** GIVEN INSTRUCTION **
Which lines include the word "matplotlib"? Copy each of them.

** SOURCE MATERIAL **
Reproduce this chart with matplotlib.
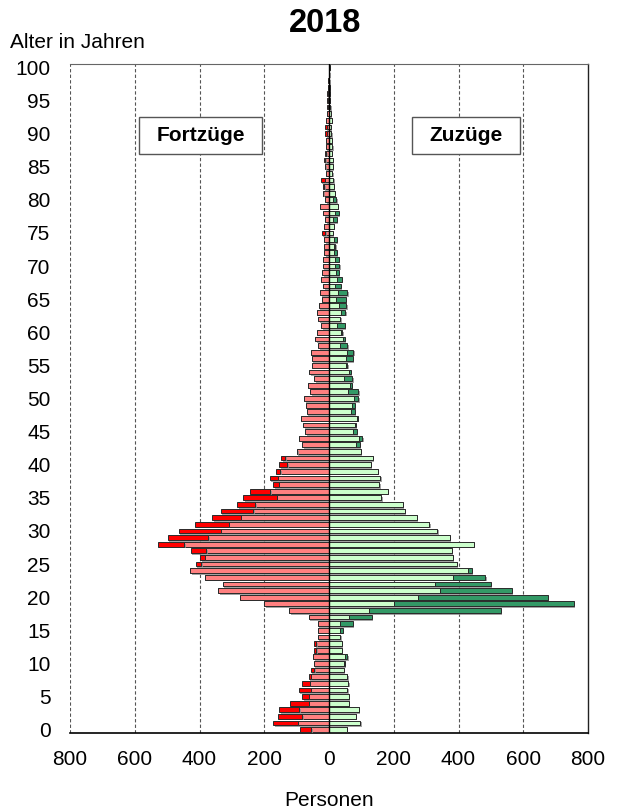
import numpy as np
import matplotlib
matplotlib.use("Agg")
import matplotlib.pyplot as plt
import matplotlib.patheffects as pe
from matplotlib.patches import Rectangle

plt.rcParams['font.family'] = ['Liberation Sans', 'DejaVu Sans']

ages = list(range(0, 101))

fortzuege = [90, 172, 157, 153, 121, 83, 94, 83, 63, 57,
             46, 49, 47, 45, 35, 34, 35, 62, 123, 200,
             275, 342, 328, 384, 428, 412, 398, 426, 529, 498,
             463, 415, 361, 335, 283, 265, 243, 172, 182, 164,
             154, 147, 99, 83, 92, 73, 79, 86, 68, 70,
             76, 58, 66, 45, 61, 54, 54, 57, 33, 42,
             36, 24, 33, 37, 31, 21, 27, 18, 24, 21,
             19, 18, 15, 16, 15, 22, 15, 11, 17, 27,
             11, 19, 18, 26, 10, 13, 16, 12, 10, 8,
             11, 12, 8, 5, 5, 5, 6, 4, 3, 1,
             0]

zuzuege = [55, 97, 82, 92, 62, 62, 56, 60, 56, 45,
           49, 56, 39, 39, 35, 42, 73, 132, 530, 757,
           675, 565, 500, 483, 441, 395, 383, 379, 447, 373,
           335, 310, 272, 234, 228, 162, 181, 155, 158, 150,
           129, 135, 98, 95, 103, 85, 83, 89, 79, 79,
           90, 91, 70, 72, 67, 57, 73, 75, 56, 48,
           41, 48, 35, 50, 54, 52, 57, 37, 39, 30,
           32, 31, 24, 20, 24, 11, 14, 25, 31, 27,
           22, 18, 15, 13, 10, 11, 12, 8, 10, 9,
           7, 6, 8, 5, 4, 3, 3, 2, 1, 1,
           2]

xticks = [-800, -600, -400, -200, 0, 200, 400, 600, 800]
xticklabels = ['800', '600', '400', '200', '0', '200', '400', '600', '800']
yticks = list(range(0, 101, 5))

fort = np.array(fortzuege)
zu = np.array(zuzuege)
balanced = np.minimum(fort, zu)
fort_excess = fort - balanced
zu_excess = zu - balanced

fig = plt.figure(figsize=(6.18, 8.09), dpi=100)
ax = fig.add_axes([70/618, 1 - 733/809, 518/618, 669/809])

shadow = [pe.SimplePatchShadow(offset=(1, -1.2), shadow_rgbFace='0.55', alpha=0.8), pe.Normal()]
h = 0.72
kw = dict(height=h, edgecolor='#2a2a2a', linewidth=0.7, zorder=3)

b1 = ax.barh(ages, -balanced, color='#FF8080', **kw)
b2 = ax.barh(ages, -fort_excess, left=-balanced, color='#FF0000', **kw)
b3 = ax.barh(ages, balanced, color='#CCFFCC', **kw)
b4 = ax.barh(ages, zu_excess, left=balanced, color='#339966', **kw)
for bars in (b1, b2, b3, b4):
    for p in bars:
        p.set_path_effects(shadow)

ax.set_xlim(-800, 800)
ax.set_ylim(-0.5, 100.5)

for x in [-800, -600, -400, -200, 200, 400, 600]:
    ax.axvline(x, color='#555555', linestyle=(0, (3, 2)), linewidth=0.8, zorder=1)
ax.axvline(0, color='black', linewidth=1.0, zorder=4)

ax.set_xticks(xticks)
ax.set_xticklabels(xticklabels)
ax.set_yticks(yticks)
ax.tick_params(axis='both', length=0, labelsize=15)
ax.tick_params(axis='y', pad=14)
ax.tick_params(axis='x', pad=12)

ax.spines['left'].set_visible(False)
ax.spines['top'].set_color('#666666')
ax.spines['top'].set_linewidth(0.8)
ax.spines['right'].set_color('#222222')
ax.spines['right'].set_linewidth(1.0)
ax.spines['bottom'].set_color('black')
ax.spines['bottom'].set_linewidth(1.2)

ax.set_xlabel('Personen', fontsize=15, labelpad=16)
fig.text(10/618, 1 - 42/809, 'Alter in Jahren', fontsize=15, ha='left', va='center')
fig.text(325/618, 1 - 24/809, '2018', fontsize=23.5, fontweight='bold', ha='center', va='center')

for (x0, x1, label) in [(0.133, 0.371, 'Fortzüge'), (0.660, 0.869, 'Zuzüge')]:
    y0, y1 = 0.865, 0.921
    ax.add_patch(Rectangle((x0, y0), x1 - x0, y1 - y0, transform=ax.transAxes,
                           facecolor='white', edgecolor='#555555', linewidth=1.0, zorder=5))
    ax.text((x0 + x1) / 2, (y0 + y1) / 2, label, transform=ax.transAxes,
            ha='center', va='center', fontsize=15, fontweight='bold', zorder=6)

fig.savefig('out.png', dpi=100)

** RESULT **
Reproduce this chart with matplotlib.
import matplotlib
matplotlib.use("Agg")
import matplotlib.pyplot as plt
import matplotlib.patheffects as pe
from matplotlib.patches import Rectangle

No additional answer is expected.